The night’s first big winner was McConaughey’s “Dallas Buyers Club” co-star Leto, who snagged the Oscar for Best Supporting Actor for his performance as Rayon, Ron Woodroof’s transvestite business partner and confidant.
Leto began his speech with a shout-out to his date for the night, his mother, and finished with a nod to the civil unrest around the world. “I just want to say, I love you, Mom. Thank you for teaching me to dream. … To all the dreamers out there around the world watching this tonight in places like the Ukraine and Venezuela, I want to say we are here and as you struggle to … to make your dreams happen, to live the impossible. … We’re thinking of you tonight.”
Backstage, he allowed the journalists in the interview room to touch his trophy after making sure “no one has swine flu.”

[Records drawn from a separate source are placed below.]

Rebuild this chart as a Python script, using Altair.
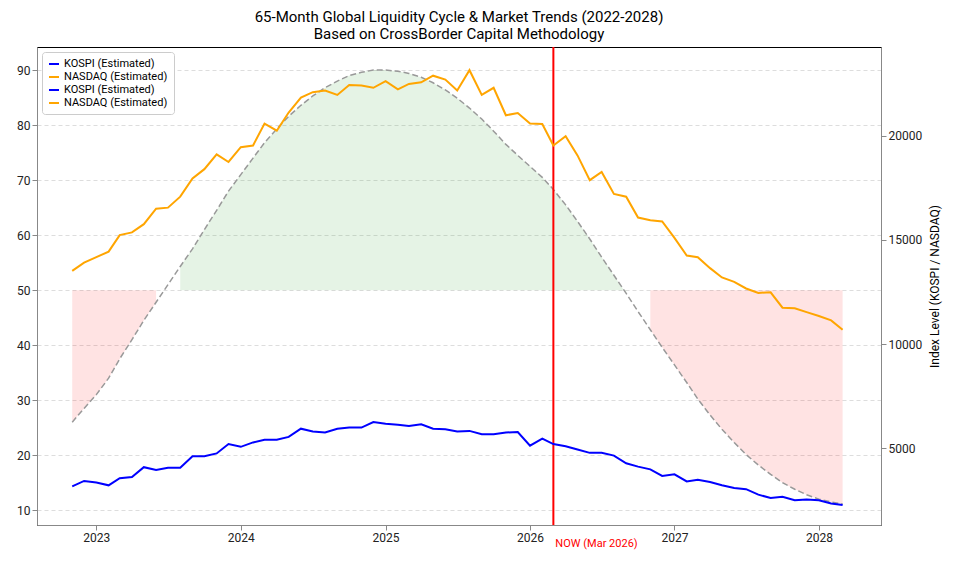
import altair as alt
import pandas as pd

months = pd.date_range("2022-11-01", "2028-03-01", freq="MS").strftime("%Y-%m-%d").tolist()

# liquidity cycle (left axis, 0-100 scale)
liquidity = [26, 28.5, 31, 34, 37.5, 41, 44.5, 47.8, 51, 54.3, 57.5, 61, 64.5, 68,
             71, 74, 76.8, 79.3, 81.6, 83.6, 85.3, 86.8, 88, 89, 89.6, 90,
             90, 89.8, 89.4, 88.7, 87.7, 86.4, 84.9, 83.1, 81.1, 78.9, 76.5, 74.5,
             72.5, 70.5, 68.3, 65.5, 62.5, 59.3, 56, 52.7, 49.4, 46.1, 42.8, 39.6,
             36.4, 33.2, 30.2, 27.3, 24.7, 22.3, 20.1, 18.2, 16.5, 15, 13.8, 12.8,
             12, 11.5, 11.1]

nasdaq = [13513, 13909, 14172, 14436, 15228, 15360, 15756, 16495, 16548, 17075,
          17946, 18395, 19107, 18738, 19450, 19530, 20585, 20242, 21113, 21826,
          22089, 22169, 21957, 22432, 22406, 22300, 22617, 22221, 22485, 22564,
          22881, 22696, 22169, 23145, 21957, 22300, 20981, 21086, 20585, 20559,
          19530, 19978, 19055, 17867, 18263, 17207, 17075, 16072, 15940, 15887,
          15096, 14251, 14172, 13645, 13196, 12985, 12668, 12457, 12484, 11745,
          11718, 11533, 11348, 11137, 10689]

kospi = [3168, 3432, 3353, 3221, 3564, 3616, 4091, 3959, 4065, 4065, 4619, 4619,
         4751, 5200, 5068, 5279, 5411, 5411, 5543, 5939, 5807, 5754, 5939, 5992,
         5992, 6255, 6176, 6123, 6071, 6150, 5939, 5912, 5807, 5833, 5675, 5675,
         5754, 5780, 5121, 5464, 5200, 5094, 4936, 4778, 4778, 4646, 4276, 4118,
         3986, 3669, 3748, 3405, 3484, 3379, 3221, 3089, 3036, 2772, 2614, 2666,
         2508, 2534, 2508, 2350, 2271]

series_keys = ["k1", "n1", "k2", "n2"]
series_colors = ["#0000ff", "#ffa500", "#0000ff", "#ffa500"]

df = pd.DataFrame({"date": months, "liq": liquidity, "base": 50})
idx = pd.DataFrame({"date": months * 2,
                    "value": kospi + nasdaq,
                    "series": ["k1"] * len(months) + ["n1"] * len(months)})

W, H = 844, 478
x = alt.X("date:T", scale=alt.Scale(domain=["2022-08-04", "2028-06-06"]),
          axis=alt.Axis(format="%Y", tickCount="year", grid=False, title=None,
                        labelFontSize=12, labelColor="#222"))
yl = alt.Scale(domain=[7.3, 94.2], nice=False, zero=False)
left_axis = alt.Axis(values=[10, 20, 30, 40, 50, 60, 70, 80, 90], title=None, grid=True,
                     gridDash=[4, 3], gridColor="#ddd", labelFontSize=12, labelColor="#222")

base = alt.Chart(df)
green = base.transform_filter("datetime(datum.date) >= datetime(2023,7,1) && datetime(datum.date) <= datetime(2026,8,1)").mark_area(
    color="#2ca02c", opacity=0.12).encode(x=x, y=alt.Y("liq:Q", scale=yl, axis=left_axis), y2="base:Q")
red1 = base.transform_filter("datetime(datum.date) <= datetime(2023,5,1)").mark_area(
    color="red", opacity=0.11).encode(x=x, y=alt.Y("liq:Q", scale=yl), y2="base:Q")
red2 = base.transform_filter("datetime(datum.date) >= datetime(2026,10,1)").mark_area(
    color="red", opacity=0.11).encode(x=x, y=alt.Y("liq:Q", scale=yl), y2="base:Q")
curve = base.mark_line(color="#999", strokeDash=[6, 3], strokeWidth=1.5).encode(
    x=x, y=alt.Y("liq:Q", scale=yl))
now = alt.Chart(pd.DataFrame({"date": ["2026-03-01"], "t": ["NOW (Mar 2026)"]}))
now_rule = now.mark_rule(color="red", strokeWidth=2).encode(x=x)
now_text = now.mark_text(color="red", fontSize=11, align="left", dx=2, font="Roboto").encode(
    x=x, y=alt.value(H + 19), text="t:N")

left = alt.layer(green, red1, red2, curve, now_rule, now_text)

lines = alt.Chart(idx).mark_line(strokeWidth=2).encode(
    x=x,
    y=alt.Y("value:Q", scale=alt.Scale(domain=[1316, 24258], nice=False, zero=False),
            axis=alt.Axis(orient="right", values=[5000, 10000, 15000, 20000], grid=False,
                          format="d", title="Index Level (KOSPI / NASDAQ)", titleFontSize=12,
                          titleAngle=270, titleBaseline="top", titlePadding=8,
                          titleFontWeight="normal", labelFontSize=12, labelColor="#222")),
    color=alt.Color("series:N", scale=alt.Scale(domain=series_keys, range=series_colors),
                    legend=alt.Legend(orient="top-left", title=None, symbolType="stroke",
                                      symbolStrokeWidth=2, labelFontSize=11,
                                      fillColor="white", strokeColor="#ccc", padding=6,
                                      cornerRadius=3, offset=5,
                                      labelExpr="datum.value[0]=='k' ? 'KOSPI (Estimated)' : 'NASDAQ (Estimated)'")),
)

chart = alt.layer(left, lines).resolve_scale(y="independent").properties(
    width=W, height=H,
    title=alt.Title(["65-Month Global Liquidity Cycle & Market Trends (2022-2028)",
                     "Based on CrossBorder Capital Methodology"],
                    fontSize=15, fontWeight="normal", font="Roboto", anchor="middle")
).configure(font="Roboto", padding={"left": 8, "top": 2, "right": 5, "bottom": 5}).configure_view(
    stroke="black", strokeWidth=1)

chart.save("out.html", embed_options={"renderer": "svg", "actions": False})
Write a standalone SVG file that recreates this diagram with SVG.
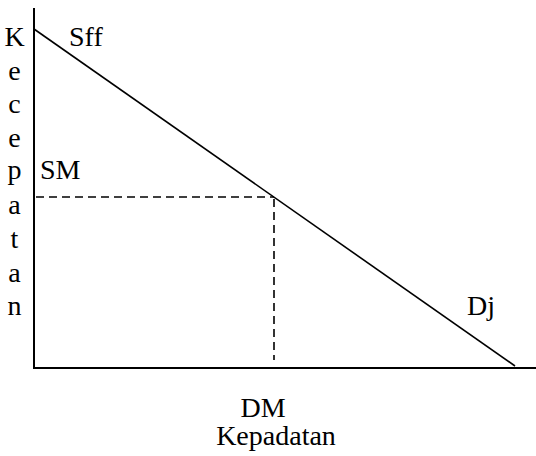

Jennifer Lawrence didn’t have to worry about tripping on the stairs for a second time, as the Oscar for Best Supporting Actress went to Lupita Nyong’o for her performance in “12 Years a Slave.” Nyong’o stunned audiences with her portrayal of Patsey, the young female slave who befriends Solomon Northop (Chiwetel Ejiofor) and endures the cruel “attentions” of plantation owner Edwin Epps (Michael Fassbender).
“YES!” exclaimed Nyong’o as she took the stage to a rousing ovation, saluting the story of Patsey and giving thanks to her director, Steve McQueen, tearfully revealing that the “12 Years a Slave” experience has been “the joy of her life.” She also referred to Michael Fassbender as her “rock” and thanked her family (and the Yale School of Drama) for their “training.”
“12 Years a Slave” also took home the Oscar for Best Adapted Screenplay, with writer John Ridley tearfully acknowledging his beginnings as a sitcom writer before thanking the cast, crew and his own family for the opportunity to tell Northop’s story on the big screen.
Other writing honors went to Spike Jonze, who won Best Original Screenplay for “Her,” the near-future sci-fi fable chronicling the unorthodox but completely believable and insightful romance between a letter writer (Joaquin Phoenix) and his highly advanced computer operating system (voiced by Scarlett Johansson). There have been speculations that “Her” was inspired by Jonze’s difficult breakup with fellow Oscar winner Sofia Coppola — if only all divorces could find closure with Oscar wins.
Other major awards: The Disney mega-hit “Frozen” predictably walked away with Best Animated Feature and beat U2 for Best Original Song with “Let It Go.” The win made one of the song’s co-writers, Robert Lopez, the youngest member of the EGOT club, adding Oscar to previous Emmy, Grammy and Tony wins.
The ode to backup singers “20 Feet From Stardom” took Best Documentary (with a speech capped off by an impromptu a capella by one of the film’s great subjects, Darlene Love), and Italy’s “The Great Beauty” won Best Foreign-Language Film.
Somewhat surprisingly, “The Great Gatsby” took home the two Oscars for which it was nominated: Costume Design and Production Design. As of the 2:20 mark in the ceremony, that was more Oscar wins than either “American Hustle” and “12 Years a Slave,” which were also nominated in those categories.
The night’s biggest dud? “American Hustle,” which had 10 nominations, including Best Picture, Director, Adapted Screenplay and all four acting categories — and zero wins.
The night opened with a bang with host Ellen DeGeneres’s opening monologue, which acknowledged L.A.’s rather bizarre recent rainy weather (“Thank you for your prayers”) and featured some playful pokes at the Hollywood elite that made up the audience, including pointing out the general lack of college graduates in the room and reminding Lawrence of her now-infamous tripping as she walked up the stairs to accept her Best Actress Oscar last year (a “stunt” J.Law recreated as she got out of the car upon arriving at the red carpet this year).